REQUIRED WORK:
Repeat the material below word for word and leave out all pictures.

___ DATA IN THIS EXERCISE ___

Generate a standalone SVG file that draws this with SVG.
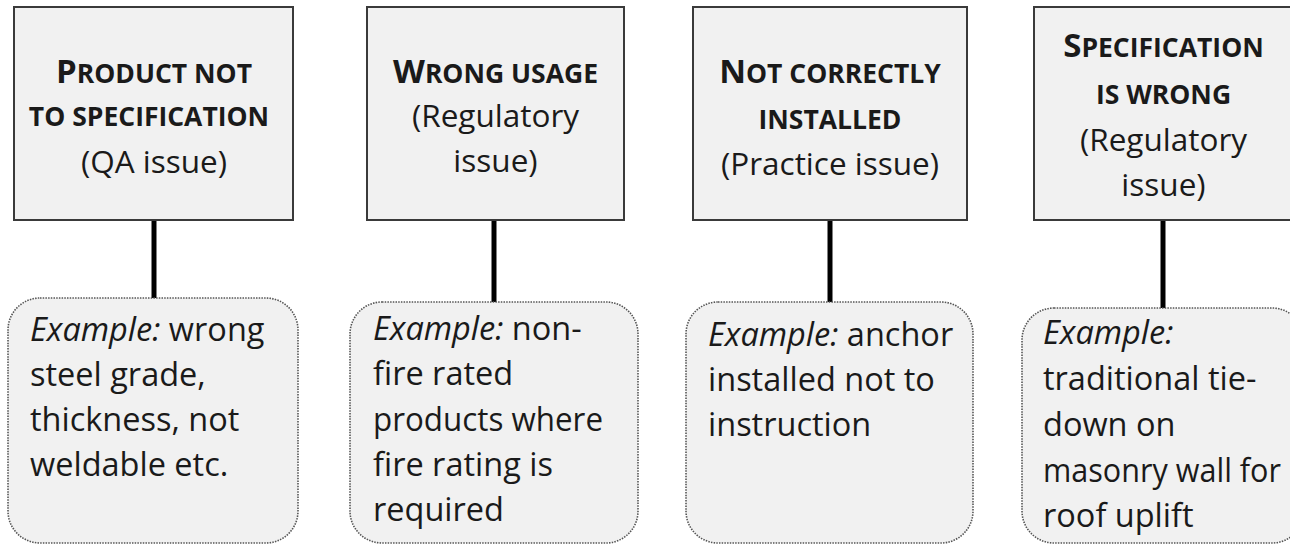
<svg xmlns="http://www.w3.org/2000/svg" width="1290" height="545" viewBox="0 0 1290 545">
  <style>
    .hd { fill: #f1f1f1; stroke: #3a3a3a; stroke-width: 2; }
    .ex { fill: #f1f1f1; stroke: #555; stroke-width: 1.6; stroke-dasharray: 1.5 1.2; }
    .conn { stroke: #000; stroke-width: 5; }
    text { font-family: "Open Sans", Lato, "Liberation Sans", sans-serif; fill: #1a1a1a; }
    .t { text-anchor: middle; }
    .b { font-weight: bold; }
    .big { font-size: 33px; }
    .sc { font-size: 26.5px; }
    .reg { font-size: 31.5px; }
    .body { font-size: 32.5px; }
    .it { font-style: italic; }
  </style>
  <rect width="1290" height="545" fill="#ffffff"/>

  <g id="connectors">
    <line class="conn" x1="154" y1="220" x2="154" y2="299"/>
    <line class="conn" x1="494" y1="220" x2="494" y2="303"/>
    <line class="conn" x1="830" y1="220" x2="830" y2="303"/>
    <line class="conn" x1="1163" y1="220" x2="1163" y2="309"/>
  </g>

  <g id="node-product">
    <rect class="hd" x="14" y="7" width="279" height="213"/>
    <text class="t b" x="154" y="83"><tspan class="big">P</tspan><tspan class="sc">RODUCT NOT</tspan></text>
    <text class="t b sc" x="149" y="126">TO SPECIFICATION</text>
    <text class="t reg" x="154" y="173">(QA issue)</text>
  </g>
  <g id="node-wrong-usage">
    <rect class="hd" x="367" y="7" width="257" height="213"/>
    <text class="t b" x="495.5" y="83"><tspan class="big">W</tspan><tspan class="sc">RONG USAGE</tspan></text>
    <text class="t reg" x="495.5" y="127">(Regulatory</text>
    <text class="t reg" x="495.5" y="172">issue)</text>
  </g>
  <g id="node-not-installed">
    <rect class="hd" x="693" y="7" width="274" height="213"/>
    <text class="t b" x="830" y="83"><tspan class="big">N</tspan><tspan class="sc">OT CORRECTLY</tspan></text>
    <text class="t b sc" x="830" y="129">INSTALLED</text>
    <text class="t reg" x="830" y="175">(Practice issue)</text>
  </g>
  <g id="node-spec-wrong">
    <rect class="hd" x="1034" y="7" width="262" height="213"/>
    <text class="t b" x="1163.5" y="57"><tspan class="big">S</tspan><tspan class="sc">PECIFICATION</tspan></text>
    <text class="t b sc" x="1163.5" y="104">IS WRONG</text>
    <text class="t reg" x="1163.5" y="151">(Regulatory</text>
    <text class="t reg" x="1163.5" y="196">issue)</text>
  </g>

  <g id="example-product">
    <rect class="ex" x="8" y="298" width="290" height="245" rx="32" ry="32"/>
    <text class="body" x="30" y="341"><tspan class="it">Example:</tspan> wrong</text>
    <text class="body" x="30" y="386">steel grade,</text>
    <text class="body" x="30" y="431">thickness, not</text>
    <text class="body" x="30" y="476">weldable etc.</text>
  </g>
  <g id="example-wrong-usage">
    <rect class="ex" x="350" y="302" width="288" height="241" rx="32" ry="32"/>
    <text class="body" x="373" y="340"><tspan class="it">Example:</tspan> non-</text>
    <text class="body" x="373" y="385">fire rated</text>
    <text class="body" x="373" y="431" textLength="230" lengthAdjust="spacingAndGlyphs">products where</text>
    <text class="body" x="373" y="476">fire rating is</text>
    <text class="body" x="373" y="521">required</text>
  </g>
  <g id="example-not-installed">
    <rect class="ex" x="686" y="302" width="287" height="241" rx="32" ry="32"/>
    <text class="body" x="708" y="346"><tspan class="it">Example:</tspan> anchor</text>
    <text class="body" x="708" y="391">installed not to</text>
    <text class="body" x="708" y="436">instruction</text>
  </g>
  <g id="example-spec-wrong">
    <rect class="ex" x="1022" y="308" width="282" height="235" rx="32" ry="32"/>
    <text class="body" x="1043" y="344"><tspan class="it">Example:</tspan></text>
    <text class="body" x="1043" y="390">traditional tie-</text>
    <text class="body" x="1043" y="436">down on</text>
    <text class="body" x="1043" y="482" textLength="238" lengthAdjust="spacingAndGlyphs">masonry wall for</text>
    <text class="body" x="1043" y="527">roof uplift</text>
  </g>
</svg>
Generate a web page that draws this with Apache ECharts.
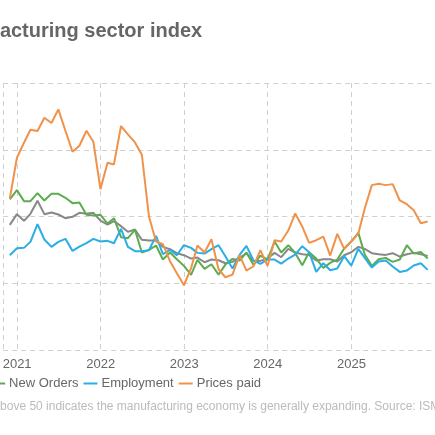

___

SOLUTION TO THE PROBLEM:
Generate a standalone SVG file that draws this with SVG.
<svg xmlns="http://www.w3.org/2000/svg" width="1290" height="545" viewBox="0 0 1290 545">
  <style>
    .hd { fill: #f1f1f1; stroke: #3a3a3a; stroke-width: 2; }
    .ex { fill: #f1f1f1; stroke: #555; stroke-width: 1.6; stroke-dasharray: 1.5 1.2; }
    .conn { stroke: #000; stroke-width: 5; }
    text { font-family: "Open Sans", Lato, "Liberation Sans", sans-serif; fill: #1a1a1a; }
    .t { text-anchor: middle; }
    .b { font-weight: bold; }
    .big { font-size: 33px; }
    .sc { font-size: 26.5px; }
    .reg { font-size: 31.5px; }
    .body { font-size: 32.5px; }
    .it { font-style: italic; }
  </style>
  <rect width="1290" height="545" fill="#ffffff"/>

  <g id="connectors">
    <line class="conn" x1="154" y1="220" x2="154" y2="299"/>
    <line class="conn" x1="494" y1="220" x2="494" y2="303"/>
    <line class="conn" x1="830" y1="220" x2="830" y2="303"/>
    <line class="conn" x1="1163" y1="220" x2="1163" y2="309"/>
  </g>

  <g id="node-product">
    <rect class="hd" x="14" y="7" width="279" height="213"/>
    <text class="t b" x="154" y="83"><tspan class="big">P</tspan><tspan class="sc">RODUCT NOT</tspan></text>
    <text class="t b sc" x="149" y="126">TO SPECIFICATION</text>
    <text class="t reg" x="154" y="173">(QA issue)</text>
  </g>
  <g id="node-wrong-usage">
    <rect class="hd" x="367" y="7" width="257" height="213"/>
    <text class="t b" x="495.5" y="83"><tspan class="big">W</tspan><tspan class="sc">RONG USAGE</tspan></text>
    <text class="t reg" x="495.5" y="127">(Regulatory</text>
    <text class="t reg" x="495.5" y="172">issue)</text>
  </g>
  <g id="node-not-installed">
    <rect class="hd" x="693" y="7" width="274" height="213"/>
    <text class="t b" x="830" y="83"><tspan class="big">N</tspan><tspan class="sc">OT CORRECTLY</tspan></text>
    <text class="t b sc" x="830" y="129">INSTALLED</text>
    <text class="t reg" x="830" y="175">(Practice issue)</text>
  </g>
  <g id="node-spec-wrong">
    <rect class="hd" x="1034" y="7" width="262" height="213"/>
    <text class="t b" x="1163.5" y="57"><tspan class="big">S</tspan><tspan class="sc">PECIFICATION</tspan></text>
    <text class="t b sc" x="1163.5" y="104">IS WRONG</text>
    <text class="t reg" x="1163.5" y="151">(Regulatory</text>
    <text class="t reg" x="1163.5" y="196">issue)</text>
  </g>

  <g id="example-product">
    <rect class="ex" x="8" y="298" width="290" height="245" rx="32" ry="32"/>
    <text class="body" x="30" y="341"><tspan class="it">Example:</tspan> wrong</text>
    <text class="body" x="30" y="386">steel grade,</text>
    <text class="body" x="30" y="431">thickness, not</text>
    <text class="body" x="30" y="476">weldable etc.</text>
  </g>
  <g id="example-wrong-usage">
    <rect class="ex" x="350" y="302" width="288" height="241" rx="32" ry="32"/>
    <text class="body" x="373" y="340"><tspan class="it">Example:</tspan> non-</text>
    <text class="body" x="373" y="385">fire rated</text>
    <text class="body" x="373" y="431" textLength="230" lengthAdjust="spacingAndGlyphs">products where</text>
    <text class="body" x="373" y="476">fire rating is</text>
    <text class="body" x="373" y="521">required</text>
  </g>
  <g id="example-not-installed">
    <rect class="ex" x="686" y="302" width="287" height="241" rx="32" ry="32"/>
    <text class="body" x="708" y="346"><tspan class="it">Example:</tspan> anchor</text>
    <text class="body" x="708" y="391">installed not to</text>
    <text class="body" x="708" y="436">instruction</text>
  </g>
  <g id="example-spec-wrong">
    <rect class="ex" x="1022" y="308" width="282" height="235" rx="32" ry="32"/>
    <text class="body" x="1043" y="344"><tspan class="it">Example:</tspan></text>
    <text class="body" x="1043" y="390">traditional tie-</text>
    <text class="body" x="1043" y="436">down on</text>
    <text class="body" x="1043" y="482" textLength="238" lengthAdjust="spacingAndGlyphs">masonry wall for</text>
    <text class="body" x="1043" y="527">roof uplift</text>
  </g>
</svg>
Generate a web page that draws this with Apache ECharts.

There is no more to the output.